3. Overview of Cholesterol Levels and Risk of Disease, All-Cause Mortality

Towards a Paradigm Shift in Cholesterol Treatment. A Re-examination of the Cholesterol Issue in Japan.



The Reason: Typically, when hearing about cholesterol levels in the mainstream (and sometimes even in smaller niches) it is often referred to as bad, and the higher it is, the worse it is. However, this study provides a bit of a different perspective, with higher total cholesterol being related to lower incidence of certain diseases, infectious death, and lower all-cause mortality. The correlations are particularly interesting when combined with the thought of serum cholesterol often being portrayed as a dose-dependent poison, when reality may be a fair bit more complicated than that.

“[…] all-cause mortality was essentially inversely correlated with LDL cholesterol levels in both men and women.“

2. Cholesterol Accumulation Is Not the Initiating Factor to Atherosclerosis – Arterial Thickening Is

Neovascularization of coronary tunica intima (DIT) is the cause of coronary atherosclerosis.



The Reason: Although cholesterol accumulation via foam cell formation does occur later down the line in atherosclerosis, there appear to be many steps that occur before that happens. Namely, arterial thickening to the point of neovascularization (the artery becoming thick enough to require additional blood supply; thickening occurring from mechanical stress or damage) being a key initiating factor. While lipid deposition is still involved in the process once neovascularization occurs (via vascular remodeling and proteoglycans), the key point is that lipid deposition is not the initiating factor for the disease, but rather may actually be arterial damage and remodeling.

“This neovascularization, originating from adventitial vasa vasorum, is observed prior to the appearance of any atherosclerotic features except an increased dimension of DIT.”


1. Insulin, Insulin Resistance Differentiating Factor for MI Occurrence in Those with FH

Fibrinolytic parameters and insulin resistance in young survivors of myocardial infarction with heterozygous familial hypercholesterolemia.

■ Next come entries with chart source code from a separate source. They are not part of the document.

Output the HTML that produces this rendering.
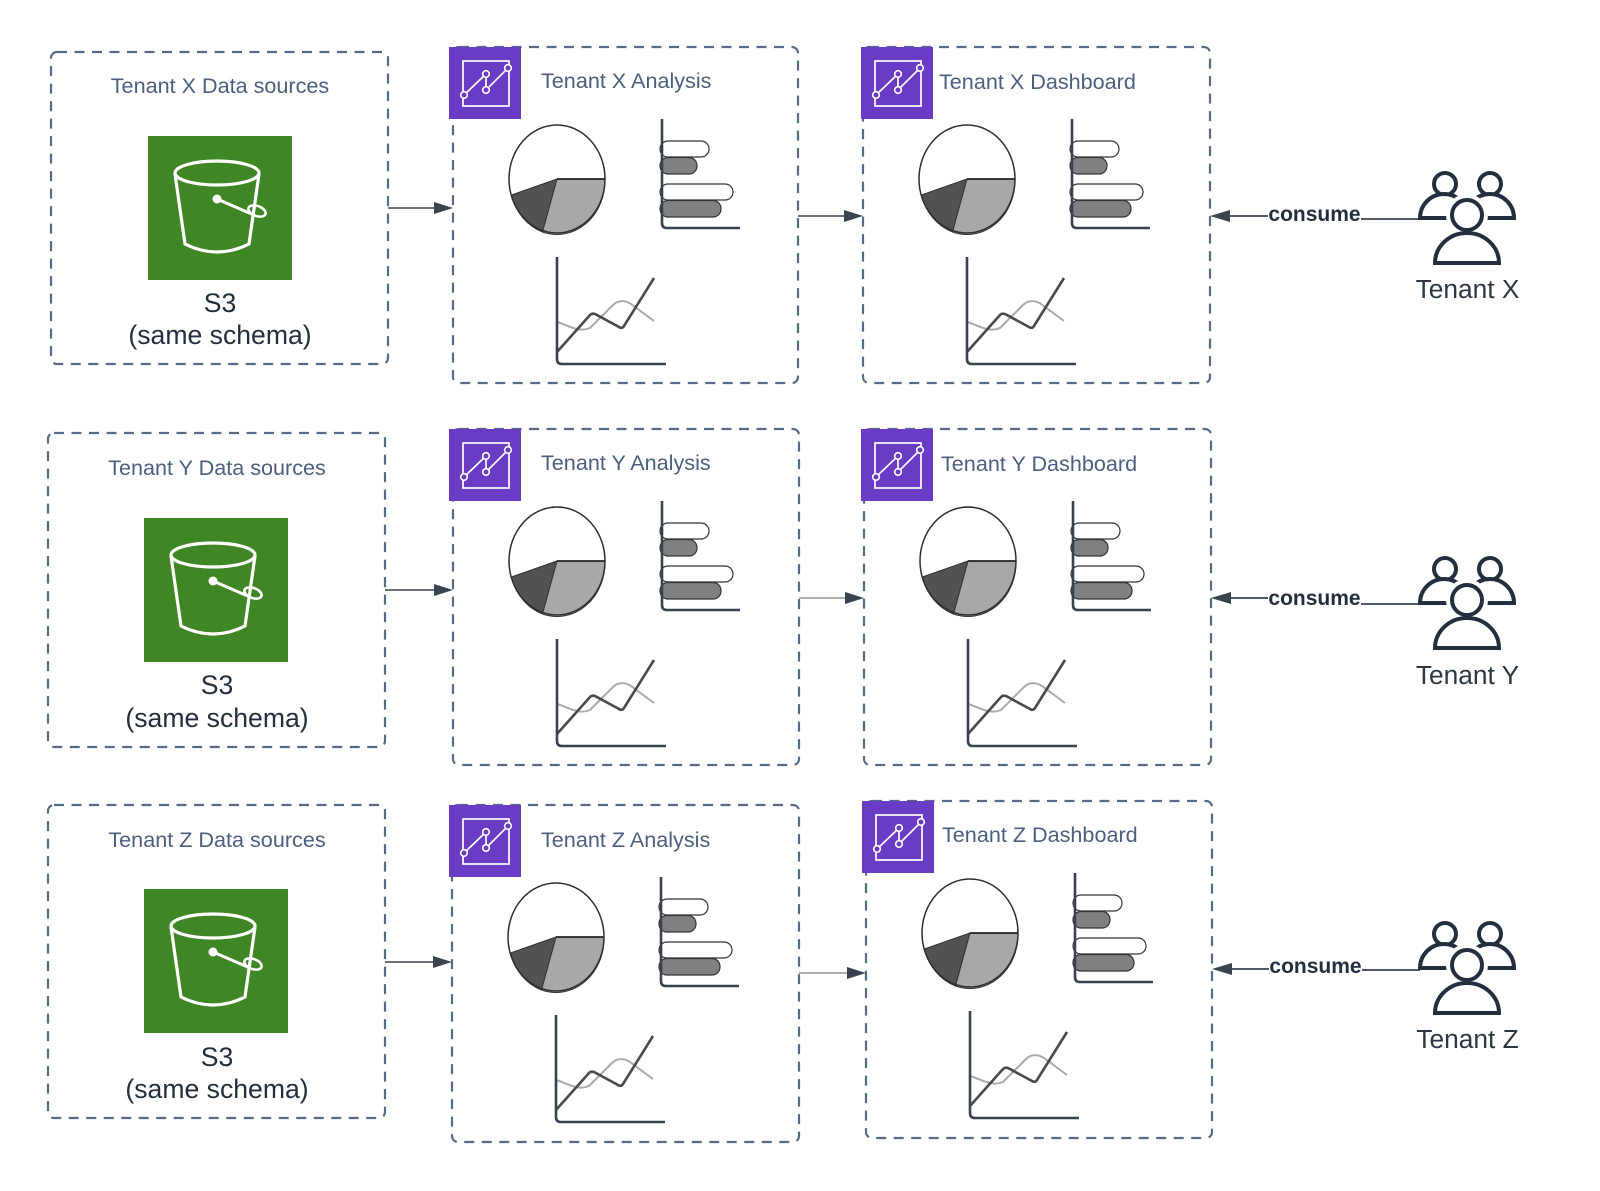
<!DOCTYPE html>
<html>
<head>
<meta charset="utf-8">
<style>
  html,body{margin:0;padding:0;background:#ffffff;}
  svg{display:block;}
  text{font-family:"Liberation Sans", Arial, sans-serif;}
</style>
</head>
<body>
<svg width="1600" height="1191" viewBox="0 0 1600 1191" xmlns="http://www.w3.org/2000/svg">
  <defs>
    <g id="charts">
      <path d="M104 132 L152 132 A48 54 0 1 0 58.5 148 Z" fill="#ffffff"/>
      <path d="M104 132 L58.5 148 A48 54 0 0 0 89.5 185 Z" fill="#525252" stroke="#333" stroke-width="1"/>
      <path d="M104 132 L89.5 185 A48 54 0 0 0 152 132 Z" fill="#a8a8a8" stroke="#333" stroke-width="1"/>
      <line x1="104" y1="132" x2="152" y2="132" stroke="#222" stroke-width="1.8"/>
      <ellipse cx="104" cy="132" rx="48" ry="54" fill="none" stroke="#2f2f2f" stroke-width="1.5"/>
      <rect x="207" y="94" width="49" height="16" rx="8" fill="#ffffff" stroke="#333" stroke-width="1.2"/>
      <rect x="207" y="110.5" width="37" height="16.5" rx="8" fill="#808080" stroke="#333" stroke-width="1.2"/>
      <rect x="207" y="137" width="73" height="16" rx="8" fill="#ffffff" stroke="#333" stroke-width="1.2"/>
      <rect x="207" y="153.5" width="61" height="16.5" rx="8" fill="#808080" stroke="#333" stroke-width="1.2"/>
      <path d="M209 72 V176 Q209 181 214 181 H287" fill="none" stroke="#3a4150" stroke-width="2.6"/>
      <path d="M104 275 C115 278 125 286 137 281 L160 258 C165 253 172 253 178 257 L201 274" fill="none" stroke="#aaaaaa" stroke-width="2"/>
      <path d="M104 305 L137 268 Q139 266 142 267 L166 280 Q169 282 171 279 L201 231" fill="none" stroke="#4a4a4a" stroke-width="2.6"/>
      <path d="M104 210 V312 Q104 317 109 317 H213" fill="none" stroke="#3a4150" stroke-width="2.6"/>
    </g>
    <g id="qs">
      <rect width="72" height="72" fill="#6a3bc4"/>
      <rect x="14" y="14" width="46" height="45" fill="none" stroke="#ffffff" stroke-width="1.7"/>
      <polyline points="15,48 37,27 37,43 59,21" fill="none" stroke="#ffffff" stroke-width="1.7"/>
      <circle cx="15" cy="48" r="3.3" fill="#6a3bc4" stroke="#ffffff" stroke-width="1.6"/>
      <circle cx="37" cy="27" r="3.3" fill="#6a3bc4" stroke="#ffffff" stroke-width="1.6"/>
      <circle cx="37" cy="43" r="3.3" fill="#6a3bc4" stroke="#ffffff" stroke-width="1.6"/>
      <circle cx="59" cy="21" r="3.3" fill="#6a3bc4" stroke="#ffffff" stroke-width="1.6"/>
    </g>
    <g id="s3">
      <rect width="144" height="144" fill="#3f8624"/>
      <ellipse cx="69" cy="37" rx="42" ry="12" fill="none" stroke="#ffffff" stroke-width="3.2"/>
      <path d="M27 38 L37 108 Q69 124 101 108 L111 38" fill="none" stroke="#ffffff" stroke-width="3.2" stroke-linejoin="round"/>
      <circle cx="69" cy="63" r="4.5" fill="#ffffff"/>
      <line x1="69" y1="63" x2="106" y2="79" stroke="#ffffff" stroke-width="3"/>
      <ellipse cx="109" cy="75" rx="9" ry="5" transform="rotate(20 109 75)" fill="none" stroke="#ffffff" stroke-width="2.6"/>
    </g>
    <g id="users" fill="none" stroke="#232f3e" stroke-width="4">
      <circle cx="-22" cy="-31" r="11" fill="#fff"/>
      <path d="M-47 3 A24 24 0 0 1 1 3 Z" fill="#fff"/>
      <circle cx="23" cy="-31" r="11" fill="#fff"/>
      <path d="M-1 3 A24 24 0 0 1 47 3 Z" fill="#fff"/>
      <circle cx="0" cy="0" r="15" stroke="#ffffff" stroke-width="12" fill="#fff"/>
      <path d="M-32 48 A32 30 0 0 1 32 48 Z" stroke="#ffffff" stroke-width="12" fill="#fff"/>
      <circle cx="0" cy="0" r="15" fill="#fff"/>
      <path d="M-32 48 A32 30 0 0 1 32 48 Z" fill="#fff"/>
    </g>
  </defs>

  <rect width="1600" height="1191" fill="#ffffff"/>

  <g fill="none" stroke="#566b87" stroke-width="2.2" stroke-dasharray="10 7.5">
    <rect x="51" y="52" width="337" height="312" rx="6"/>
    <rect x="453" y="47" width="345" height="336" rx="6"/>
    <rect x="863" y="47" width="347" height="336" rx="6"/>

    <rect x="48" y="433" width="337" height="314" rx="6"/>
    <rect x="453" y="429" width="346" height="336" rx="6"/>
    <rect x="864" y="429" width="347" height="336" rx="6"/>

    <rect x="48" y="805" width="337" height="313" rx="6"/>
    <rect x="452" y="805" width="347" height="337" rx="6"/>
    <rect x="866" y="801" width="346" height="337" rx="6"/>
  </g>

  <use href="#charts" transform="translate(453,47)"/>
  <use href="#charts" transform="translate(863,47)"/>
  <use href="#charts" transform="translate(453,429)"/>
  <use href="#charts" transform="translate(864,429)"/>
  <use href="#charts" transform="translate(452,805)"/>
  <use href="#charts" transform="translate(866,801)"/>

  <use href="#qs" transform="translate(449,47)"/>
  <use href="#qs" transform="translate(861,47)"/>
  <use href="#qs" transform="translate(449,429)"/>
  <use href="#qs" transform="translate(861,429)"/>
  <use href="#qs" transform="translate(449,805)"/>
  <use href="#qs" transform="translate(862,801)"/>

  <use href="#s3" transform="translate(148,136)"/>
  <use href="#s3" transform="translate(144,518)"/>
  <use href="#s3" transform="translate(144,889)"/>

  <g font-size="21.6" fill="#4b5f80">
    <text x="220" y="93" text-anchor="middle">Tenant X Data sources</text>
    <text x="217" y="475" text-anchor="middle">Tenant Y Data sources</text>
    <text x="217" y="847" text-anchor="middle">Tenant Z Data sources</text>
    <text x="541" y="88">Tenant X Analysis</text>
    <text x="939" y="89">Tenant X Dashboard</text>
    <text x="541" y="470">Tenant Y Analysis</text>
    <text x="941" y="471">Tenant Y Dashboard</text>
    <text x="541" y="847">Tenant Z Analysis</text>
    <text x="942" y="842">Tenant Z Dashboard</text>
  </g>

  <g font-size="26.6" fill="#232f3e" text-anchor="middle">
    <text x="220" y="312">S3</text>
    <text x="220" y="344">(same schema)</text>
    <text x="217" y="694">S3</text>
    <text x="217" y="727">(same schema)</text>
    <text x="217" y="1066">S3</text>
    <text x="217" y="1098">(same schema)</text>
  </g>

  <g stroke="#3a4350" stroke-width="1.6">
    <line x1="388" y1="208" x2="436" y2="208"/>
    <line x1="798" y1="216" x2="846" y2="216"/>
    <line x1="385" y1="590" x2="436" y2="590"/>
    <line x1="385" y1="962" x2="435" y2="962"/>
  </g>
  <g stroke="#7a7f88" stroke-width="1.2">
    <line x1="799" y1="598" x2="847" y2="598"/>
    <line x1="799" y1="973" x2="849" y2="973"/>
  </g>
  <g fill="#3a4350">
    <polygon points="453,208 434,202 434,214"/>
    <polygon points="863,216 844,210 844,222"/>
    <polygon points="453,590 434,584 434,596"/>
    <polygon points="864,598 845,592 845,604"/>
    <polygon points="452,962 433,956 433,968"/>
    <polygon points="866,973 847,967 847,979"/>
    <polygon points="1210,216 1230,210 1230,222"/>
    <polygon points="1211,598 1231,592 1231,604"/>
    <polygon points="1212,969 1232,963 1232,975"/>
  </g>

  <g stroke="#3a4350" stroke-width="1.8">
    <line x1="1228" y1="216" x2="1268" y2="216"/>
    <line x1="1361" y1="219" x2="1420" y2="219"/>
    <line x1="1229" y1="598" x2="1268" y2="598"/>
    <line x1="1361" y1="604" x2="1420" y2="604"/>
    <line x1="1230" y1="969" x2="1269" y2="969"/>
    <line x1="1362" y1="970" x2="1420" y2="970"/>
  </g>
  <g font-size="21" font-weight="bold" fill="#232f3e" text-anchor="middle">
    <text x="1314.5" y="221">consume</text>
    <text x="1314.5" y="605">consume</text>
    <text x="1315.5" y="973">consume</text>
  </g>

  <use href="#users" transform="translate(1467,215)"/>
  <use href="#users" transform="translate(1467,600)"/>
  <use href="#users" transform="translate(1467,965)"/>

  <g font-size="26.3" fill="#2d3744" text-anchor="middle">
    <text x="1467.5" y="298">Tenant X</text>
    <text x="1467.5" y="684">Tenant Y</text>
    <text x="1467.5" y="1048">Tenant Z</text>
  </g>
</svg>
</body>
</html>
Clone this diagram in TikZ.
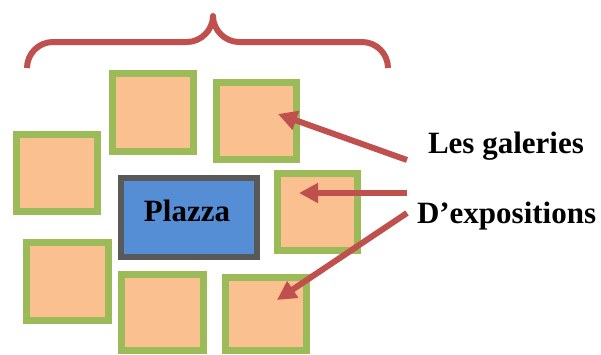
\documentclass[tikz,border=0pt]{standalone}
\usepackage{fontspec}
\setmainfont{Liberation Serif}
\usetikzlibrary{arrows.meta}

\definecolor{roomfill}{HTML}{FAC090}
\definecolor{roomedge}{HTML}{9BBB59}
\definecolor{plazafill}{HTML}{558ED5}
\definecolor{plazaedge}{HTML}{595959}
\definecolor{accentred}{HTML}{C0504D}

\tikzset{
  gallery/.style={draw=roomedge, fill=roomfill, line width=6.6pt,
    inner sep=0pt, outer sep=0pt},
  plaza/.style={draw=plazaedge, fill=plazafill, line width=6pt,
    inner sep=0pt, outer sep=0pt,
    minimum width=136pt, minimum height=79pt},
  caption/.style={inner sep=0pt, outer sep=0pt,
    font=\fontsize{31}{36}\selectfont\bfseries},
  pointer/.style={draw=accentred, line width=6pt,
    -{Triangle[length=19pt,width=19pt]}, fill=accentred},
  bracket/.style={draw=accentred, line width=6pt, line join=round}
}

\begin{document}
\begin{tikzpicture}[x=1pt, y=-1pt]
  \useasboundingbox (0,0) rectangle (601,354);

  % gallery squares around the plaza
  \node[gallery, minimum width=81.4pt, minimum height=78.4pt] (g1) at (153,112.5) {};
  \node[gallery, minimum width=80.4pt, minimum height=77.4pt] (g2) at (256.5,121) {};
  \node[gallery, minimum width=81.4pt, minimum height=77.4pt] (g3) at (57,173) {};
  \node[gallery, minimum width=80.4pt, minimum height=77.4pt] (g4) at (317.5,212) {};
  \node[gallery, minimum width=82.4pt, minimum height=78.4pt] (g5) at (67.5,281.5) {};
  \node[gallery, minimum width=82.4pt, minimum height=75.9pt] (g6) at (162.5,312.25) {};
  \node[gallery, minimum width=81.4pt, minimum height=72.9pt] (g7) at (266,313.75) {};

  % central plaza
  \node[plaza] (plaza) at (189,217.5) {};
  \node[caption, anchor=base] (plazaname) at (187,221) {Plazza};

  % captions on the right
  \node[caption, anchor=base west] (galeries) at (428,153) {Les galeries};
  \node[caption, anchor=base west] (expos) at (417,223) {D’expositions};

  % arrow ends
  \coordinate (t1) at (407,160);
  \coordinate (t2) at (407,193);
  \coordinate (t3) at (407,213);
  \coordinate (h1) at (278,114);
  \coordinate (h2) at (299,193);
  \coordinate (h3) at (277,300);

  \draw[pointer] (t1) -- (h1);
  \draw[pointer] (t2) -- (h2);
  \draw[pointer] (t3) -- (h3);

  % curly brace over the galleries
  \draw[bracket] (27,68)
    .. controls (27,53.7) and (38.7,42) .. (53,42)
    -- (187,42)
    .. controls (201,42) and (213,30) .. (213,16)
    .. controls (213,30) and (225,42) .. (239,42)
    -- (362,42)
    .. controls (376.3,42) and (388,53.7) .. (388,68);
\end{tikzpicture}
\end{document}
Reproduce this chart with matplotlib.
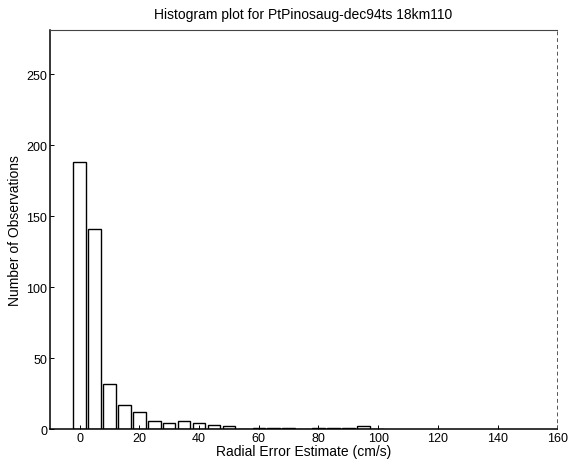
import matplotlib
matplotlib.use("Agg")
import matplotlib.pyplot as plt
import numpy as np

# bin centres (cm/s) and counts
bin_centers = [0, 5, 10, 15, 20, 25, 30, 35, 40, 45, 50, 55, 60, 65, 70,
               75, 80, 85, 90, 95, 100]
counts = [188, 141, 32, 17, 12, 6, 4, 6, 4, 3, 2, 0, 1, 1, 1,
          0, 1, 1, 1, 2, 0]

x_ticks = [0, 20, 40, 60, 80, 100, 120, 140, 160]
y_ticks = [0, 50, 100, 150, 200, 250]

plt.rcParams['font.family'] = ['Liberation Sans', 'DejaVu Sans']
plt.rcParams['font.size'] = 9

fig = plt.figure(figsize=(5.86, 4.64), dpi=100)
ax = fig.add_axes([0.085, 0.073, 0.866, 0.86])

ax.bar(bin_centers, counts, width=4.2, facecolor='white',
       edgecolor='black', linewidth=1.0)

ax.set_xlim(-10, 160)
ax.set_ylim(0, 281)
ax.set_xticks(x_ticks)
ax.set_yticks(y_ticks)
ax.tick_params(direction='in', length=3, width=0.7, colors='black',
               labelsize=9, pad=2)

ax.spines['left'].set_linewidth(1.1)
ax.spines['bottom'].set_linewidth(1.1)
ax.spines['top'].set_linewidth(0.8)
ax.spines['top'].set_color('#444444')
ax.spines['right'].set_linestyle((0, (3, 4)))
ax.spines['right'].set_linewidth(0.7)
ax.spines['right'].set_color('#555555')

ax.set_title('Histogram plot for PtPinosaug-dec94ts 18km110', fontsize=10, pad=9)
ax.set_xlabel('Radial Error Estimate (cm/s)', fontsize=10, labelpad=0)
ax.set_ylabel('Number of Observations', fontsize=10, labelpad=3)

fig.savefig('out.png', dpi=100)
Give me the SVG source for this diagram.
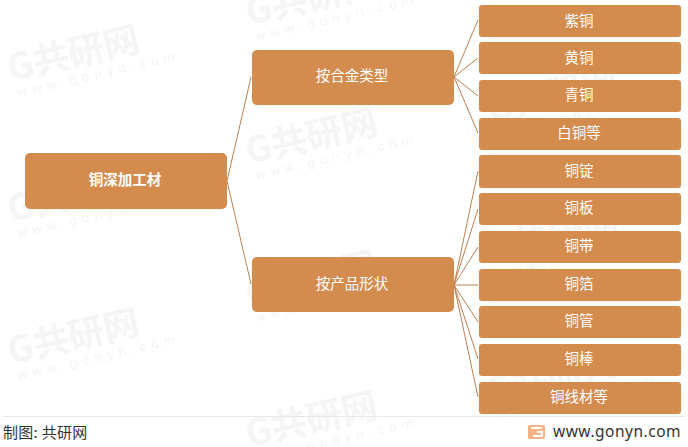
<svg xmlns="http://www.w3.org/2000/svg" width="688" height="447" viewBox="0 0 688 447">
<style>
.b{fill:#d38c4e}
.t{font-family:"Liberation Sans","Noto Sans CJK SC",sans-serif;font-size:14.500px;fill:#fff;text-anchor:middle}
.c{stroke:#bd8052;stroke-width:1;fill:none}
.w1{font-family:"Noto Sans CJK SC",sans-serif;font-size:36px;font-weight:700;fill:#f5f5f5}
.w2{font-family:"Liberation Sans",sans-serif;font-size:13px;letter-spacing:5.500px;fill:#f5f5f5}
</style>
<defs>
<g id="wm"><text class="w1" x="0" y="0">G共研网</text><text class="w2" x="4" y="17">www.gonyn.com</text></g>
</defs>
<rect width="688" height="447" fill="#fff"/>
<g id="watermarks">
<use href="#wm" transform="translate(11,81) rotate(-13)"/>
<use href="#wm" transform="translate(249,25) rotate(-13)"/>
<use href="#wm" transform="translate(249,164) rotate(-13)"/>
<use href="#wm" transform="translate(11,222) rotate(-13)"/>
<use href="#wm" transform="translate(490,122) rotate(-13)"/>
<use href="#wm" transform="translate(490,263) rotate(-13)"/>
<use href="#wm" transform="translate(11,364) rotate(-13)"/>
<use href="#wm" transform="translate(249,306) rotate(-13)"/>
<use href="#wm" transform="translate(490,404) rotate(-13)"/>
<use href="#wm" transform="translate(249,447) rotate(-13)"/>
</g>
<g id="connectors">
<path class="c" d="M227 181L251 77M227 181L251 284"/>
<path class="c" d="M454 77L478 20M454 77L478 58M454 77L478 96M454 77L478 133"/>
<path class="c" d="M454 285L478 171M454 285L478 209M454 285L478 247M454 285L478 285M454 285L478 322M454 285L478 359M454 285L478 397"/>
</g>
<g id="root"><rect class="b" x="25" y="153" width="202" height="56" rx="5"/><text class="t" x="125" y="185" style="font-weight:700">铜深加工材</text></g>
<g id="n1"><rect class="b" x="252" y="50" width="202" height="55" rx="5"/><text class="t" x="352" y="81">按合金类型</text></g>
<g id="n2"><rect class="b" x="252" y="257" width="202" height="55" rx="5"/><text class="t" x="352" y="289">按产品形状</text></g>
<g id="l1"><rect class="b" x="479" y="5" width="202" height="32" rx="3"/><text class="t" x="579" y="26">紫铜</text></g>
<g id="l2"><rect class="b" x="479" y="42" width="202" height="32" rx="3"/><text class="t" x="579" y="63">黄铜</text></g>
<g id="l3"><rect class="b" x="479" y="80" width="202" height="32" rx="3"/><text class="t" x="579" y="100">青铜</text></g>
<g id="l4"><rect class="b" x="479" y="118" width="202" height="32" rx="3"/><text class="t" x="579" y="138">白铜等</text></g>
<g id="l5"><rect class="b" x="479" y="155" width="202" height="33" rx="3"/><text class="t" x="579" y="176">铜锭</text></g>
<g id="l6"><rect class="b" x="479" y="193" width="202" height="32" rx="3"/><text class="t" x="579" y="213">铜板</text></g>
<g id="l7"><rect class="b" x="479" y="231" width="202" height="32" rx="3"/><text class="t" x="579" y="251">铜带</text></g>
<g id="l8"><rect class="b" x="479" y="269" width="202" height="32" rx="3"/><text class="t" x="579" y="289">铜箔</text></g>
<g id="l9"><rect class="b" x="479" y="306" width="202" height="32" rx="3"/><text class="t" x="579" y="326">铜管</text></g>
<g id="l10"><rect class="b" x="479" y="344" width="202" height="32" rx="3"/><text class="t" x="579" y="364">铜棒</text></g>
<g id="l11"><rect class="b" x="479" y="382" width="202" height="32" rx="3"/><text class="t" x="579" y="402">铜线材等</text></g>
<g id="footer">
<line x1="3" y1="416.500" x2="685" y2="416.500" stroke="#e8e8e8"/>
<text x="3" y="438" font-family="Noto Sans CJK SC,sans-serif" font-size="15" letter-spacing=".3" fill="#333">制图: 共研网</text>
<rect x="528" y="425" width="17" height="14" rx="2" fill="#f8b183"/>
<path d="M531 428H542M537 432H542V436H533" stroke="#fff" stroke-width="2" fill="none"/>
<text x="553" y="437" font-family="Noto Sans,sans-serif" font-size="15.500" letter-spacing=".5" fill="#333">www.gonyn.com</text>
</g>
</svg>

The Reason: The study took two groups of people with Familial Hypercholesterolemia (FH; an umbrella of genetic causes for high cholesterol levels) and separated them based on whether they had experienced a myocardial infarction (MI) or whether they hadn’t. Interesting, the differentiating factor between the two groups wasn’t LDL, as you might expect, but rather other factors like triglyceride level, insulin level, and level of insulin resistance, among others. This may provide information to point in a direction for investigation for people with non-genetically high LDL but otherwise low markers for insulin resistance.

There was no difference in total and LDL cholesterol between the two groups. Patients with previous myocardial infarction had significantly higher levels of insulin, insulin resistance, triglycerides, t-PA antigen, PAI-1 antigen and activity, and significantly lower values of HDL cholesterol.”